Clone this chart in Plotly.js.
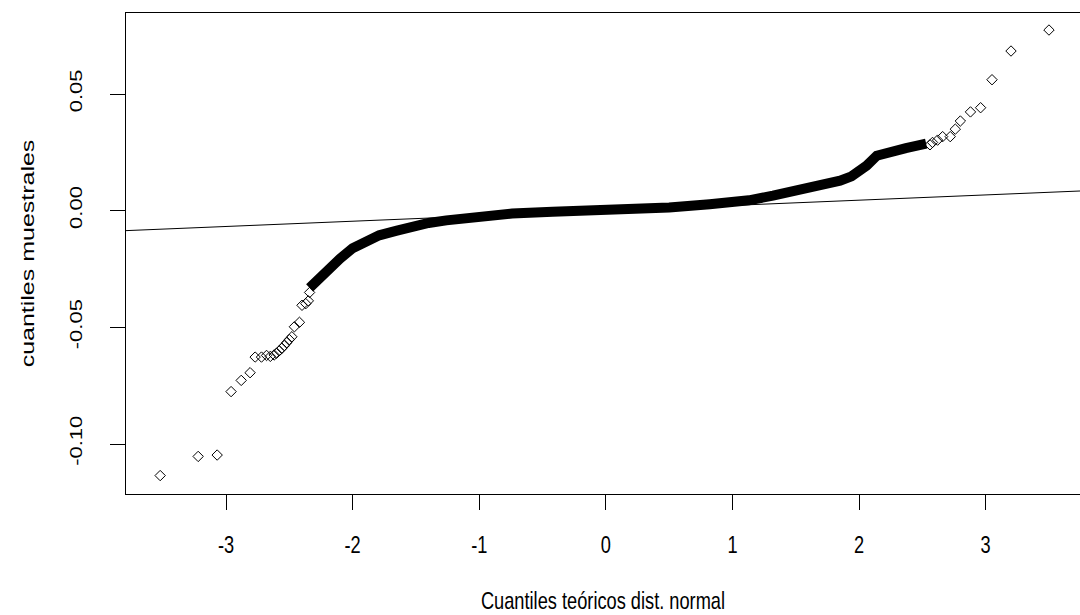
<!DOCTYPE html>
<html>
<head>
<meta charset="utf-8">
<script src="https://cdn.plot.ly/plotly-3.0.1.min.js"></script>
<style>
  html, body { margin: 0; padding: 0; background: #ffffff; }
  #chart { width: 1080px; height: 615px; }
</style>
</head>
<body>
<div id="chart"></div>
<script>
// Sparse lower tail (individual sample quantiles)
const tailLowX = [-3.52, -3.22, -3.07, -2.96, -2.88, -2.81, -2.77, -2.72, -2.68, -2.65, -2.62, -2.60, -2.58, -2.56, -2.54, -2.52, -2.50, -2.48, -2.46, -2.42, -2.40, -2.37, -2.35, -2.34];
const tailLowY = [-0.1135, -0.1053, -0.1047, -0.0775, -0.0727, -0.0694, -0.0627, -0.0627, -0.0620, -0.0624, -0.0618, -0.0610, -0.0600, -0.0590, -0.0578, -0.0565, -0.0552, -0.0540, -0.0497, -0.0478, -0.0405, -0.0398, -0.0386, -0.0350];

// Dense central part (overlapping markers form a solid band)
const bandX = [-2.34, -2.26, -2.19, -2.10, -2.00, -1.90, -1.79, -1.65, -1.53, -1.40, -1.26, -1.10, -0.90, -0.74, -0.42, 0.00, 0.21, 0.50, 0.82, 1.06, 1.13, 1.32, 1.58, 1.85, 1.94, 1.98, 2.06, 2.14, 2.24, 2.37, 2.45, 2.53];
const bandY = [-0.0330, -0.0285, -0.0248, -0.0205, -0.0160, -0.0130, -0.0105, -0.0085, -0.0066, -0.0052, -0.0041, -0.0029, -0.0020, -0.0012, -0.0004, 0.0000, 0.0003, 0.0014, 0.0028, 0.0040, 0.0045, 0.0065, 0.0094, 0.0129, 0.0148, 0.0160, 0.0194, 0.0236, 0.0255, 0.0269, 0.0278, 0.0288];

// Sparse upper tail
const tailHighX = [2.56, 2.58, 2.62, 2.66, 2.72, 2.76, 2.80, 2.88, 2.96, 3.05, 3.20, 3.50];
const tailHighY = [0.0283, 0.0293, 0.0303, 0.0318, 0.0318, 0.0350, 0.0385, 0.0424, 0.0442, 0.0562, 0.0685, 0.0775];

// Reference line (qqline) end points
const refLineX = [-3.79, 3.75];
const refLineY = [-0.0085, 0.0085];

// Tick labels
const xTickVals = [-3, -2, -1, 0, 1, 2, 3];
const xTickText = ['-3', '-2', '-1', '0', '1', '2', '3'];
const yTickVals = [-0.10, -0.05, 0.00, 0.05];
const yTickText = ['-0.10', '-0.05', '0.00', '0.05'];

const FONT = 'Liberation Sans, Arial, sans-serif';
const TEXT_SQUEEZE = 0.76; // reference text is rendered tall and narrow

const markerStyle = {
  symbol: 'diamond-open',
  size: 8,
  color: '#000000',
  line: { width: 1, color: '#000000' }
};

const traces = [
  {
    x: refLineX, y: refLineY, type: 'scatter', mode: 'lines',
    line: { color: '#000000', width: 1 }, hoverinfo: 'skip', showlegend: false
  },
  {
    x: bandX, y: bandY, type: 'scatter', mode: 'lines',
    line: { color: '#000000', width: 10 }, showlegend: false
  },
  {
    x: tailLowX, y: tailLowY, type: 'scatter', mode: 'markers',
    marker: markerStyle, showlegend: false
  },
  {
    x: tailHighX, y: tailHighY, type: 'scatter', mode: 'markers',
    marker: markerStyle, showlegend: false
  }
];

const layout = {
  width: 1080, height: 615,
  paper_bgcolor: '#ffffff', plot_bgcolor: '#ffffff',
  margin: { l: 126, r: 0, t: 13, b: 121, pad: 0 },
  font: { family: FONT, size: 16, color: '#000000' },
  showlegend: false,
  xaxis: {
    range: [-3.79, 3.745],
    tickmode: 'array', tickvals: xTickVals, ticktext: xTickText,
    ticks: 'outside', ticklen: 15, tickwidth: 1, tickcolor: '#000000',
    ticklabelstandoff: 14,
    showgrid: false, zeroline: false,
    showline: true, linecolor: '#000000', linewidth: 1, mirror: true,
    tickfont: { family: FONT, size: 24, color: '#000000' },
    title: { text: 'Cuantiles teóricos dist. normal', font: { family: FONT, size: 24, color: '#000000' }, standoff: 35 }
  },
  yaxis: {
    range: [-0.1214, 0.0848],
    tickmode: 'array', tickvals: yTickVals, ticktext: yTickText,
    tickangle: -90,
    ticks: 'outside', ticklen: 15, tickwidth: 1, tickcolor: '#000000',
    ticklabelstandoff: 17,
    showgrid: false, zeroline: false,
    showline: true, linecolor: '#000000', linewidth: 1, mirror: false,
    tickfont: { family: FONT, size: 22, color: '#000000' },
    title: { text: 'cuantiles muestrales', font: { family: FONT, size: 25, color: '#000000' }, standoff: 20 }
  }
};

// Squeeze a text element horizontally about its own centre (in screen x).
function squeezeX(el, s) {
  const r = el.getBoundingClientRect();
  const cxScreen = r.left + r.width / 2;
  const ctm = el.parentNode.getScreenCTM();
  const cx = (cxScreen - ctm.e) / ctm.a;
  const existing = el.getAttribute('transform') || '';
  el.setAttribute('transform',
    'translate(' + cx + ',0) scale(' + s + ',1) translate(' + (-cx) + ',0) ' + existing);
}

Plotly.newPlot('chart', traces, layout, { displayModeBar: false, staticPlot: true }).then(function (gd) {
  const sel = gd.querySelectorAll('.xtick text, .ytick text, text.xtitle, text.ytitle');
  sel.forEach(function (el) { squeezeX(el, TEXT_SQUEEZE); });
});
</script>
</body>
</html>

● TASK STATEMENT
Locate the word "chart" in the data above. Copy every line carrying it.

● REPLY TO THE TASK
Clone this chart in Plotly.js.
  #chart { width: 1080px; height: 615px; }
<div id="chart"></div>
Plotly.newPlot('chart', traces, layout, { displayModeBar: false, staticPlot: true }).then(function (gd) {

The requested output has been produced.